>> Start ENTRIES SUPPLIED

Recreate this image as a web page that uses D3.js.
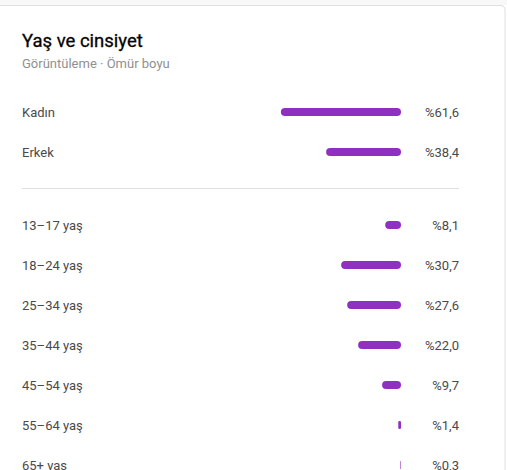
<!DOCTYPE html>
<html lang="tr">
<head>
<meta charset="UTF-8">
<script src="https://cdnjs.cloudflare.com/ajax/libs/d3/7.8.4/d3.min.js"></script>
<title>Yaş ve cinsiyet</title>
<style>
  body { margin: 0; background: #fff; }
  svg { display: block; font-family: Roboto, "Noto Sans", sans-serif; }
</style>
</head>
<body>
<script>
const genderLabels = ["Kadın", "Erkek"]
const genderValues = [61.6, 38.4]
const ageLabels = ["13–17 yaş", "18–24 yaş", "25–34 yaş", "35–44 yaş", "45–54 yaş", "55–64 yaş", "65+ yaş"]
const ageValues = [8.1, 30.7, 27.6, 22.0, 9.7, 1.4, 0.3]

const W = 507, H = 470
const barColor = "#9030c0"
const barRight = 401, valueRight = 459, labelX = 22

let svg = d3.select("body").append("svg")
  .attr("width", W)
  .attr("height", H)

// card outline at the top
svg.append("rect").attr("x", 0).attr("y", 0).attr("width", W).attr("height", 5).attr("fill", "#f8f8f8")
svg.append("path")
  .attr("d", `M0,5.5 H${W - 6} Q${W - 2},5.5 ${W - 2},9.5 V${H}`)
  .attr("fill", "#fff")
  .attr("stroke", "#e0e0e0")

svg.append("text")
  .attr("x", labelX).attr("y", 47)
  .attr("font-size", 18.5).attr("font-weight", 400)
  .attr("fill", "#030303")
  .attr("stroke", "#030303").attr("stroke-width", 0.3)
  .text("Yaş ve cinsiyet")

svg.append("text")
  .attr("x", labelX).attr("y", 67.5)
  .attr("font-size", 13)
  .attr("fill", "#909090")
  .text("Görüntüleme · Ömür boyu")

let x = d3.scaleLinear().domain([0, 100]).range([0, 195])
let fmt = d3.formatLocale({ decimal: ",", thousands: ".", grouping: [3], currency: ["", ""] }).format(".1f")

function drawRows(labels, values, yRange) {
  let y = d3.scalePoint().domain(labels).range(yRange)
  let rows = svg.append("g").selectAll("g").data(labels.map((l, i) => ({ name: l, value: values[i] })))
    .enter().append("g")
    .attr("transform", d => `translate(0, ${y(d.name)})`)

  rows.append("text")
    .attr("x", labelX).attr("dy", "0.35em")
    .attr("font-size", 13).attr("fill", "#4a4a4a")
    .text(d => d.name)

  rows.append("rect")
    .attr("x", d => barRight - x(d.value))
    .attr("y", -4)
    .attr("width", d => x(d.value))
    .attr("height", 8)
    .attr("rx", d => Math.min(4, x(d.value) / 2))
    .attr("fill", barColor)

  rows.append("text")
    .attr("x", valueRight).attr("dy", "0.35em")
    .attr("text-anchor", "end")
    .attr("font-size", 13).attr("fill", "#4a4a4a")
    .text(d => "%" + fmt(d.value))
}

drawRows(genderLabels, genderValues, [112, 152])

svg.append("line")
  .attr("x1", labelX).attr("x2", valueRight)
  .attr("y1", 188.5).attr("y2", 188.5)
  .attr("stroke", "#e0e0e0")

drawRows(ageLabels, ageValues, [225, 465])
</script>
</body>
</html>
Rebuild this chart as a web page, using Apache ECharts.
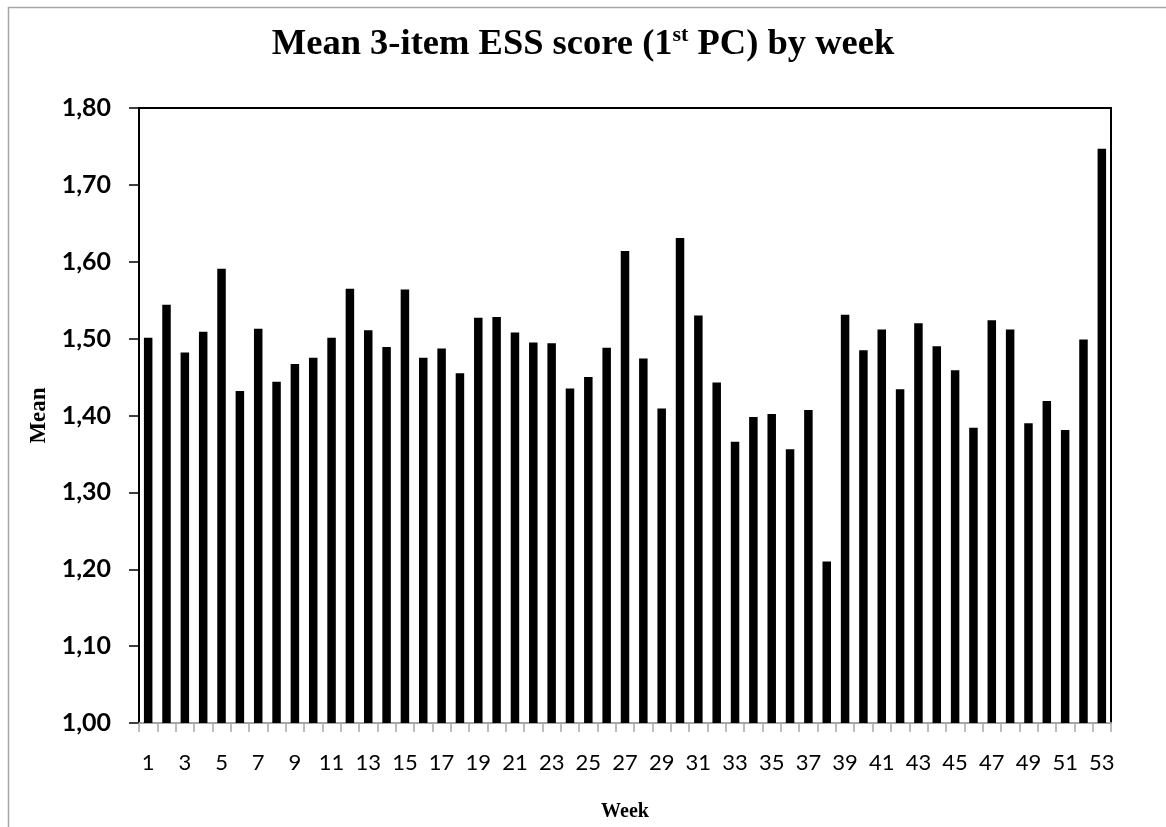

>> End ENTRIES SUPPLIED
>> Start ENTRIES SUPPLIED

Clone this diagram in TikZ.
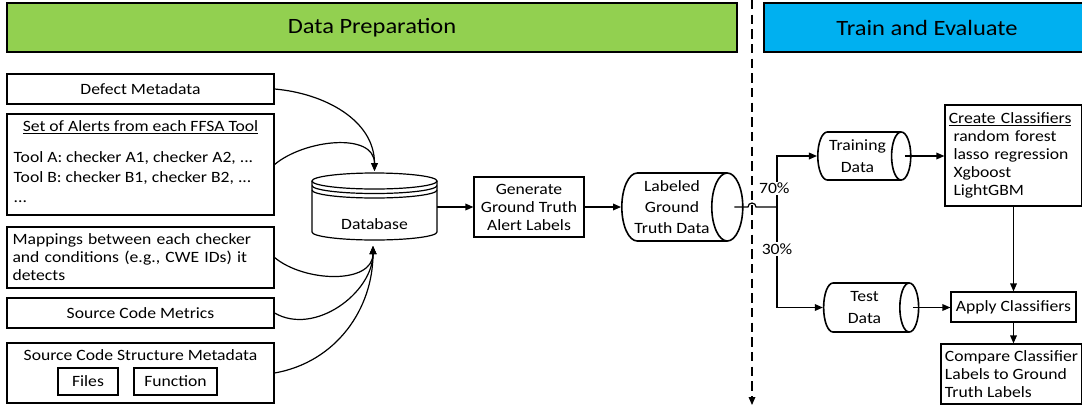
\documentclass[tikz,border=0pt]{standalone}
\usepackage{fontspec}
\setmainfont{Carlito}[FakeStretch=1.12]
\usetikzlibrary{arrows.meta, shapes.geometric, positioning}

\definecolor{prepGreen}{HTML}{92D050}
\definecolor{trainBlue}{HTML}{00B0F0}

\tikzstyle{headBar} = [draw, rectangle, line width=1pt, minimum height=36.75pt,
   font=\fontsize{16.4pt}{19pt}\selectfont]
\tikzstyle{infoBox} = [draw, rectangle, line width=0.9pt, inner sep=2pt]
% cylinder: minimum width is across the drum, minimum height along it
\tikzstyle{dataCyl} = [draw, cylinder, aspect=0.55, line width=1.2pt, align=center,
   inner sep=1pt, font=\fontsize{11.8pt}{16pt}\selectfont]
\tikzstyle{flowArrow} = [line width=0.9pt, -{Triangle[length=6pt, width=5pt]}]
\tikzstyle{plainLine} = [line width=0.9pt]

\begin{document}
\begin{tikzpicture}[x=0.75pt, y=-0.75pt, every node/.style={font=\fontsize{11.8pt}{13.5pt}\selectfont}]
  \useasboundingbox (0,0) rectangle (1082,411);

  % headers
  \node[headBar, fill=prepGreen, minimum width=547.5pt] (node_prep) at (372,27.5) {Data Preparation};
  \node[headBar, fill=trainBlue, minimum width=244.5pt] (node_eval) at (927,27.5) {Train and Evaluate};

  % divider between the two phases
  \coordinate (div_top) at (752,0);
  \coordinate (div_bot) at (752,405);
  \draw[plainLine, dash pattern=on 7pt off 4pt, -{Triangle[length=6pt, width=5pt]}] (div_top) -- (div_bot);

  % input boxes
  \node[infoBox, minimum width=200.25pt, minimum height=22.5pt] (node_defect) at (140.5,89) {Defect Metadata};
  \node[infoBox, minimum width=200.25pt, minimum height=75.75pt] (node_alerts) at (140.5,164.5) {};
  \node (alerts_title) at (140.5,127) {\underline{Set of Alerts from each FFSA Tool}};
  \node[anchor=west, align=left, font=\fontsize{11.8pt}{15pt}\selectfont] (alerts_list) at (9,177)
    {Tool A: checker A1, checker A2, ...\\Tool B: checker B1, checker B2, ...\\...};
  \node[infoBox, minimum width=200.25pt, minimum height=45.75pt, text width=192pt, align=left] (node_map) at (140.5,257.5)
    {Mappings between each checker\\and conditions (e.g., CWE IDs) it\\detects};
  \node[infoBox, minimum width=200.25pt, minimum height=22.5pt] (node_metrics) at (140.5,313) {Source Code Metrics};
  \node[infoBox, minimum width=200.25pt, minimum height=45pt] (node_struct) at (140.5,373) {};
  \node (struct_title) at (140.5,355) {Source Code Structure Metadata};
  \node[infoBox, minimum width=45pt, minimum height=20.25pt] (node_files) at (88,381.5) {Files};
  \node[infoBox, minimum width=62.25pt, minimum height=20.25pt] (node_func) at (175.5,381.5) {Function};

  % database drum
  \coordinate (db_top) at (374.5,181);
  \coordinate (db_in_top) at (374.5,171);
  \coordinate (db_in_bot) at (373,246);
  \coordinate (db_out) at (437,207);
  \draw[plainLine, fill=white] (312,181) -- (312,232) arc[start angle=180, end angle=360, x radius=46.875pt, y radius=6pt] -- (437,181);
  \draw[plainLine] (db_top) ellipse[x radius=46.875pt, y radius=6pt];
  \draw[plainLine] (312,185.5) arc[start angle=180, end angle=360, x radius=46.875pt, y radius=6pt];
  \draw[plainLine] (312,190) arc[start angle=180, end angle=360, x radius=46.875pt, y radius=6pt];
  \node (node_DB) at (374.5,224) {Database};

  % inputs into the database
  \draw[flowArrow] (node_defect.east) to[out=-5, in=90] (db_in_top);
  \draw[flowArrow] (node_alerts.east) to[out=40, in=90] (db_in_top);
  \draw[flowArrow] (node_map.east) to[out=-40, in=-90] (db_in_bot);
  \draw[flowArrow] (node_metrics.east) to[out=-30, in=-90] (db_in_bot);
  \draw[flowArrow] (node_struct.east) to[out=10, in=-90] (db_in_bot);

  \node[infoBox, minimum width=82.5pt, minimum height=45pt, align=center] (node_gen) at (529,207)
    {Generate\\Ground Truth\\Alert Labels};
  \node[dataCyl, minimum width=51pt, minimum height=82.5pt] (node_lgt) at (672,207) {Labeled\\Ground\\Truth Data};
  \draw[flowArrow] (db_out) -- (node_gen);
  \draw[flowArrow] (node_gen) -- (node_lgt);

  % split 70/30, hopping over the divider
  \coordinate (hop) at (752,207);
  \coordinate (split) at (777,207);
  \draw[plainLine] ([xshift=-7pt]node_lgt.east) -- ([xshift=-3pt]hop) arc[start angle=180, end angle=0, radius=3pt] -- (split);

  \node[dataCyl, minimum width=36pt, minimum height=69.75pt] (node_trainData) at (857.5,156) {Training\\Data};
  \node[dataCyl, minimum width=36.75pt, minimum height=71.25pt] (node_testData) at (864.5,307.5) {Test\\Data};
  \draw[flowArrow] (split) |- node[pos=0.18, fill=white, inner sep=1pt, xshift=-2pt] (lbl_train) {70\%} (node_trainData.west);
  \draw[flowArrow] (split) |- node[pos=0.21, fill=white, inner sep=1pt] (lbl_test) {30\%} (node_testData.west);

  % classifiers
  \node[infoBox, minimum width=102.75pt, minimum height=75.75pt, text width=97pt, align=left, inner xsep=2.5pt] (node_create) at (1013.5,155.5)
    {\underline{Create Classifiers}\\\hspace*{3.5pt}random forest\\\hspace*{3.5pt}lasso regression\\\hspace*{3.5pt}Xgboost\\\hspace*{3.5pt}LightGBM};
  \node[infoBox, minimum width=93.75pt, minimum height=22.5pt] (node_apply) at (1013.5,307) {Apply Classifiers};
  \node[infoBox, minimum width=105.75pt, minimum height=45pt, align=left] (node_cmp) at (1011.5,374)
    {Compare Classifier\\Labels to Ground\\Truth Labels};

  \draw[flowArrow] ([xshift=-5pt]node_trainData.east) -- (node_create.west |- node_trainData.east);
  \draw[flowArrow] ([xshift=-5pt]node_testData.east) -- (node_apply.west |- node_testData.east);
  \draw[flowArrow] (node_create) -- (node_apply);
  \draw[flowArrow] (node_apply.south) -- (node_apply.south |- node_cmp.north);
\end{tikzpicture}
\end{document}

>> End ENTRIES SUPPLIED
>> Start ENTRIES SUPPLIED

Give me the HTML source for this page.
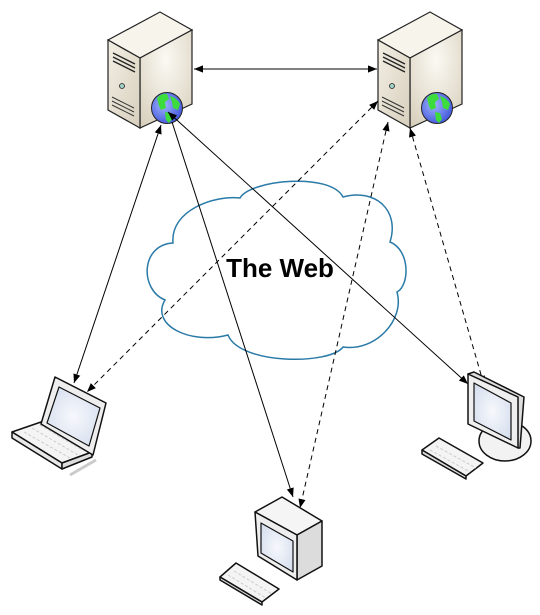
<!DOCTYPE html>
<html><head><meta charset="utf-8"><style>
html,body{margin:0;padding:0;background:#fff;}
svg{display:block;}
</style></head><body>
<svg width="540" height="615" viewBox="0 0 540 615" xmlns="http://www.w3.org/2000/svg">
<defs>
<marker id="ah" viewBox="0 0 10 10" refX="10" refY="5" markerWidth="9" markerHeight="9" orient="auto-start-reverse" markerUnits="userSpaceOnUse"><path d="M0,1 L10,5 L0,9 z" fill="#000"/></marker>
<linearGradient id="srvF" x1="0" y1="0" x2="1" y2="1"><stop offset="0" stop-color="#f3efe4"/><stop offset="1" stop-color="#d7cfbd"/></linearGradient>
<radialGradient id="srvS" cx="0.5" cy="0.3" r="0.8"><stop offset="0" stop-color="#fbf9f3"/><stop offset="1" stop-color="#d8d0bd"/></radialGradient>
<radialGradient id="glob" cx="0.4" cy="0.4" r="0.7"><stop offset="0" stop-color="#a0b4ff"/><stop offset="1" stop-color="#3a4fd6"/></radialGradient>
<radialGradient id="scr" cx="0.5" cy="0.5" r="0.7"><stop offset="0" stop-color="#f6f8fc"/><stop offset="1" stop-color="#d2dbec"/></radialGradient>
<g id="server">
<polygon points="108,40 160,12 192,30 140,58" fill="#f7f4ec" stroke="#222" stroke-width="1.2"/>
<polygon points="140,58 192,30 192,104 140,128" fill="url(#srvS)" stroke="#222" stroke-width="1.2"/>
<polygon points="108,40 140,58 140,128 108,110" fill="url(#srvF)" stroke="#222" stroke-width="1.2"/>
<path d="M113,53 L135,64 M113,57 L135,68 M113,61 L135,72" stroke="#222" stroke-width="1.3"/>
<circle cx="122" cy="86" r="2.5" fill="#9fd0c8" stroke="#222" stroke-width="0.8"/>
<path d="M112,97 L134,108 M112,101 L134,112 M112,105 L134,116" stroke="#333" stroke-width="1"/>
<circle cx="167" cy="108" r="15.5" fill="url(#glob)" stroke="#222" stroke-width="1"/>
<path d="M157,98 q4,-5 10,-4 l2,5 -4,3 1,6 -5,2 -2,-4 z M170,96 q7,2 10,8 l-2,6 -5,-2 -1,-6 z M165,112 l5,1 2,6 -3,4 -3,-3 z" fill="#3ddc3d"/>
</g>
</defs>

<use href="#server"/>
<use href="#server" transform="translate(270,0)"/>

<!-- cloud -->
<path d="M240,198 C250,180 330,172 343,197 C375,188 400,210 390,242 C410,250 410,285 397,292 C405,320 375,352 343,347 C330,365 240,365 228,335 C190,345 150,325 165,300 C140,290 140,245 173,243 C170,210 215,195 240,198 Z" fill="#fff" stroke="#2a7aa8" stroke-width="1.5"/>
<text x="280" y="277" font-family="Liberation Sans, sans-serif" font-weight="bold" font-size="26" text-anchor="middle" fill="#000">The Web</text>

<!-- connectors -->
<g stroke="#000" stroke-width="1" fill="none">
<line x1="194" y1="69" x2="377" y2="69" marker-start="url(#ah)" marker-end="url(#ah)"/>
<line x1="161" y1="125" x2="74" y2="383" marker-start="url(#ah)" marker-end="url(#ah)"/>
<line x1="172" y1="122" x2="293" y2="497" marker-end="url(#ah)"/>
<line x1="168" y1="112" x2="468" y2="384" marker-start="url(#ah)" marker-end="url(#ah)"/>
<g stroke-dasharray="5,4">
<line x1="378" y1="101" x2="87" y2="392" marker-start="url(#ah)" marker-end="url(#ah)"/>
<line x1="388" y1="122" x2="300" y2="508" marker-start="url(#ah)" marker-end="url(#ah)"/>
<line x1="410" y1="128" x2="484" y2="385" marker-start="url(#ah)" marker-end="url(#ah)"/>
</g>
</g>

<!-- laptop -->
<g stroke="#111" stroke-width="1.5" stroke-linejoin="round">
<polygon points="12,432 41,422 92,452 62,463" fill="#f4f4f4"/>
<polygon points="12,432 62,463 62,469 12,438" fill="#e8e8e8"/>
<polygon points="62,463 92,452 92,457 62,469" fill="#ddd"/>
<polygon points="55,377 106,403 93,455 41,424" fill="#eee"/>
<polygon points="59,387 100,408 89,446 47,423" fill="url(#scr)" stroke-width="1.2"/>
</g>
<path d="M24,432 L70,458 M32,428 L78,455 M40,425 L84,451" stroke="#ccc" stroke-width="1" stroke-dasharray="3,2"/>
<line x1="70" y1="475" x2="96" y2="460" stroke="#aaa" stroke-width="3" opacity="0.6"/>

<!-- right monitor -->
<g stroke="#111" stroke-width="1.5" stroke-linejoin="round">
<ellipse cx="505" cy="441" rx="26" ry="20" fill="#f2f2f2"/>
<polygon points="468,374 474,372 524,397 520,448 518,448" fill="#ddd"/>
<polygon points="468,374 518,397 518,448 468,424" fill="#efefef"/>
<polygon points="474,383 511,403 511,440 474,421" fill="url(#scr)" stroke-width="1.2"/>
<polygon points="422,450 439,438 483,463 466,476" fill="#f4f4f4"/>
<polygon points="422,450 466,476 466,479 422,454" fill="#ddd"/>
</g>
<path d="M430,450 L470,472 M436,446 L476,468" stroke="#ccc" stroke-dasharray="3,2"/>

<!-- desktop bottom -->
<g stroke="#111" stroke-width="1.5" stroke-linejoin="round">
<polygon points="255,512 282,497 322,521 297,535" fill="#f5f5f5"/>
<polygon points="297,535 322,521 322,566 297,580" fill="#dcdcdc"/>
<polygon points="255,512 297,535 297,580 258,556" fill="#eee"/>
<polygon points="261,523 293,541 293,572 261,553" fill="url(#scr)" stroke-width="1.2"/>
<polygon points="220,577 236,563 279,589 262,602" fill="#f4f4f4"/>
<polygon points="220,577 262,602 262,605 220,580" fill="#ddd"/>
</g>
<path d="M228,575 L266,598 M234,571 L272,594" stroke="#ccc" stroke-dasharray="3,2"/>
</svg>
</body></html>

>> End ENTRIES SUPPLIED

• AIM: Only a number is needed: how many lines of the material above contain "page"?

• REPLY TO THE TASK: 3